Conceptual Sketches for South Lawn Project Rolled Out at University of Virginia's Board of Visitors Meeting

January 27, 2006 — Conceptual sketches for phase one of the South Lawn project were presented to the Board of Visitors Buildings and Grounds Committee meeting on Jan. 20. The most ambitious construction undertaking on U.Va.’s Central Grounds in nearly a century, the South Lawn Project will yield new buildings that will strengthen the school’s academic core and reinforce the atmosphere of community that characterizes the U.Va. undergraduate experience. It will feature new classrooms with state-of-the-art technology, gathering areas, flexible workspaces and faculty offices organized to foster collaboration.

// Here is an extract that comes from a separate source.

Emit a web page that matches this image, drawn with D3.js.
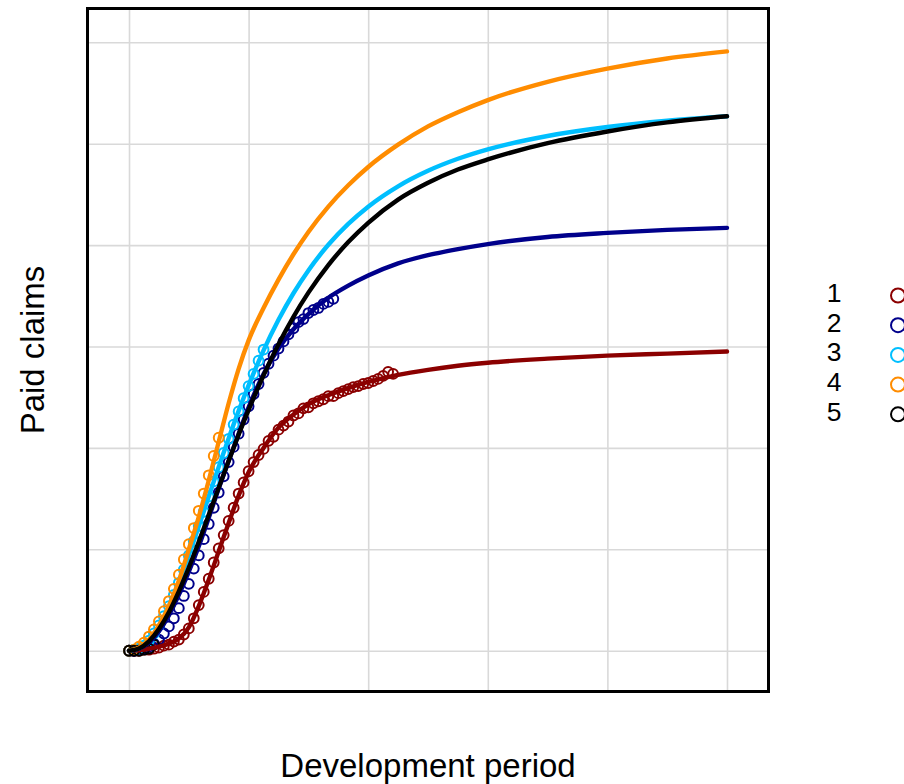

Phase one of the South Lawn project involves new classroom buildings to be built just south of Jefferson Park Avenue with a wide terrace spanning the road and connecting the new construction to the New Cabell Hall vicinity. Architect for the University David Neuman presented to the board committee the phase one conceptual plans, drawn by Moore Ruble Yudell Architects & Planners of Santa Monica, Calif.

Two features of previous South Lawn concept drawings — a terrace in line with the long axis of the Lawn, and restoring the view south from the Lawn — were the starting points for the current conceptual drawings.

Neuman noted that the South Lawn area is an incredibly difficult site, because it is divided by a major road, contains rock outcroppings and a buried stream, and slopes steeply with an 80-foot change in elevation.

During his presentation, Neuman passed out his newly written “University of Virginia Design Guide,” which makes use of numerous pictures and sketches of buildings and sites around Grounds to illustrate various design themes found in the University’s architecture. The guide was created “to inform and inspire architects and others interested on how to best contribute to the continuing architectural legacy of this University” (from the foreword).

Neuman plans to “work and rework” the South Lawn concept drawings to refine the subtle nuances. This is a process that Jefferson employed in his own designing, Neuman said, as is evidenced in the founder’s correspondence with U.S. Capitol architects William Thornton and Benjamin Henry Latrobe. Neuman contrasted the ‘working and reworking’ design approach with a more linear design process.